Of course, Samaira’s responsibilities and skills had to start from somewhere. “I was social as a freshman, but it [Chronicle] taught me so much about responsibility and taking care of this operation that I couldn’t do before,” Samaira said. She thought that becoming editor-in-chief was a farfetched idea, but the role soon changed the way she viewed herself. It also unlocked opportunities outside of school for her, such as reporting for the News-Gazette in the form of the High School Confidential column. (Check it out here.)

As Samaira prepares to graduate from Central High School and attend the University of Illinois at Urbana-Champaign, I asked whether she felt worried about the future of the Chronicle. As one of the last students to have worked with Ms. Dittmer, I worry that the Chronicle may become a shadow of what it once was. But Smaira “feels really confident with the board we have right now. We weren’t able to fill two of the positions, but I feel confident with the juniors leading.” It’s for this future board of editors that Samaira leaves a bit of advice.

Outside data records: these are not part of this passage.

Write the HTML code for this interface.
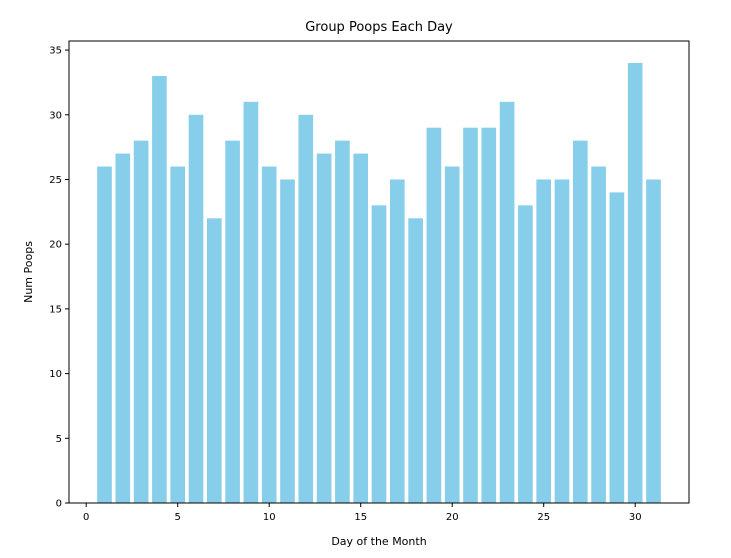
<!DOCTYPE html>
<html><head><meta charset="utf-8"><style>
body{margin:0;background:#fff;font-family:"Liberation Sans","DejaVu Sans",sans-serif;}
svg text{font-family:"DejaVu Sans","Liberation Sans",sans-serif;}
</style></head><body>
<svg id="chart" width="731" height="553" xmlns="http://www.w3.org/2000/svg">
<rect width="731" height="553" fill="#fff"/>
<text x="379" y="31" font-size="13" text-anchor="middle">Group Poops Each Day</text>
<text x="379" y="545" font-size="11" text-anchor="middle">Day of the Month</text>
<text transform="translate(32,272) rotate(-90)" font-size="11" text-anchor="middle">Num Poops</text>
<g id="bars"></g><g id="axes"></g>
</svg>
<script>
const days = [1,2,3,4,5,6,7,8,9,10,11,12,13,14,15,16,17,18,19,20,21,22,23,24,25,26,27,28,29,30,31];
const poops = [26,27,28,33,26,30,22,28,31,26,25,30,27,28,27,23,25,22,29,26,29,29,31,23,25,25,28,26,24,34,25];
const xTicks = [0,5,10,15,20,25,30];
const yTicks = [0,5,10,15,20,25,30,35];
const L=69,R=689,T=41,B=503,xmin=-0.94,xmax=32.94,ymin=0,ymax=35.7;
const ns="http://www.w3.org/2000/svg";
const sx=v=>L+(v-xmin)/(xmax-xmin)*(R-L);
const sy=v=>B-(v-ymin)/(ymax-ymin)*(B-T);
const bars=document.getElementById('bars'),axes=document.getElementById('axes');
function mk(tag,attrs,parent){const e=document.createElementNS(ns,tag);for(const k in attrs)e.setAttribute(k,attrs[k]);parent.appendChild(e);return e;}
days.forEach((d,i)=>{
  const r=mk('rect',{x:sx(d-0.4),y:sy(poops[i]),width:sx(d+0.4)-sx(d-0.4),height:sy(0)-sy(poops[i]),fill:'#87ceeb'},bars);
  
  
});
const frame=mk('rect',{x:L,y:T,width:R-L,height:B-T,fill:'none',stroke:'#000','stroke-width':1},axes);


xTicks.forEach(t=>{
  const x=sx(t);
  mk('line',{x1:x,x2:x,y1:B,y2:B+4,stroke:'#000'},axes);
  const tx=mk('text',{x:x,y:B+17,'font-size':10,'text-anchor':'middle'},axes);
  tx.textContent=t;
  
  
});
yTicks.forEach(t=>{
  const y=sy(t);
  mk('line',{x1:L-4,x2:L,y1:y,y2:y,stroke:'#000'},axes);
  const tx=mk('text',{x:L-7,y:y+3.5,'font-size':10,'text-anchor':'end'},axes);
  tx.textContent=t;
  
  
});
</script>
</body></html>
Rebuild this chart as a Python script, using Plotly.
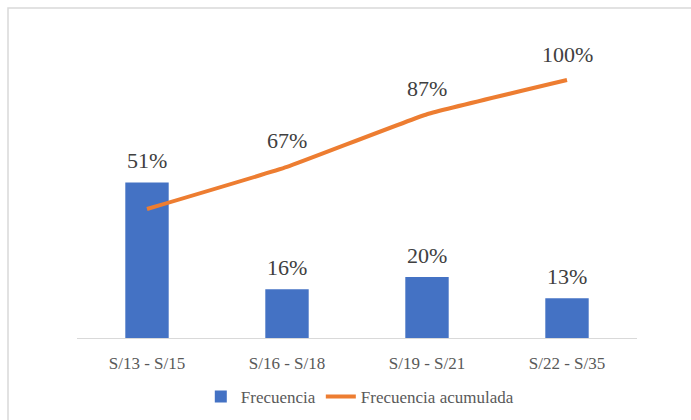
import plotly.graph_objects as go

categories = ["S/13 - S/15", "S/16 - S/18", "S/19 - S/21", "S/22 - S/35"]
frecuencia = [51, 16, 20, 13]
acumulada = [51, 67, 87, 100]
series_names = ["Frecuencia", "Frecuencia acumulada"]

BLUE = "#4472C4"
ORANGE = "#ED7D31"
FONT = "Liberation Serif"

W, H = 691, 420
ML, MR, MT, MB = 77, 54, 30, 82
PW, PH = W - ML - MR, H - MT - MB

fig = go.Figure()
fig.add_trace(go.Bar(
    x=categories, y=frecuencia, name=series_names[0],
    marker=dict(color=BLUE, line=dict(width=0)),
    width=0.31, hoverinfo="skip",
))
fig.add_trace(go.Scatter(
    x=categories, y=acumulada, name=series_names[1], yaxis="y2",
    mode="lines", line=dict(color=ORANGE, width=4, shape="spline", smoothing=0.3),
    hoverinfo="skip",
))

annotations = []
for c, v in zip(categories, frecuencia):
    annotations.append(dict(x=c, y=v, xref="x", yref="y", text=f"{v}%",
                            showarrow=False, yanchor="middle", yshift=22,
                            font=dict(family=FONT, size=22, color="#404040")))
for c, v in list(zip(categories, acumulada))[1:]:
    annotations.append(dict(x=c, y=v, xref="x", yref="y2", text=f"{v}%",
                            showarrow=False, yanchor="middle", yshift=26,
                            font=dict(family=FONT, size=22, color="#404040")))

# outer chart border (extends past the right and bottom edges)
bx0 = (8 - ML) / PW
by1 = (MT + PH - 8) / PH

fig.update_layout(
    width=W, height=H,
    margin=dict(l=ML, r=MR, t=MT, b=MB, autoexpand=False),
    paper_bgcolor="white", plot_bgcolor="white",
    font=dict(family=FONT, size=17, color="#595959"),
    showlegend=True,
    legend=dict(orientation="h", x=0.505, xanchor="center", y=(338 - 397) / PH, yanchor="middle",
                font=dict(family=FONT, size=17, color="#595959"), bgcolor="rgba(0,0,0,0)"),
    xaxis=dict(showline=True, linecolor="#D9D9D9", linewidth=1, showgrid=False,
               ticks="", tickfont=dict(family=FONT, size=17, color="#595959"),
               zeroline=False, automargin=False, ticklabelstandoff=10),
    yaxis=dict(range=[0, 101], visible=False, showgrid=False, zeroline=False, automargin=False),
    yaxis2=dict(range=[2.0, 119.0], overlaying="y", side="right", visible=False,
                showgrid=False, zeroline=False, automargin=False),
    annotations=annotations,
    shapes=[dict(type="rect", xref="paper", yref="paper", x0=bx0, x1=1.3, y0=-0.4, y1=by1,
                 line=dict(color="#D9D9D9", width=1.5), fillcolor="rgba(0,0,0,0)", layer="below")],
)

fig.write_html("out.html")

“Never be afraid to write,” she said. “I know a lot of new freshmen get nervous. I remember I was terrified.” To the editors: “Explore new sections. A pattern with our editors is that they like to stick with their normal sections.”  

A Final Farewell

To the graduating seniors of the Chronicle, I wish you the best of luck in the future. Your passion and creativity for this newspaper have supported it in the two years that I have been a club sponsor. Thank you for guiding me along the way and helping me learn alongside you. I hope that you succeed in every facet of your future. Thank you especially to Samaira and Julia, for both being in the class last year and being leaders of the class. It made the transition year so much easier and gave me the confidence to teach journalism.

Next year’s editorial board includes Sophia Nixon-Gasyna and Sky Englehardt as the Arts & Entertainment and Specials editors, alternating sections with each cycle. Jack Levitan will cover Sports, Alice Bell in Photography, and Isabella Ondevilla for Specials. Adam Edwards joins the board for Opinion and Chloe Flynn stays in her role as News editor. Our editor-in-chief and managing editor, Charlotte Heads and Adelaide Kota respectively, look forward to leading the Chronicle into another successful year in the fall.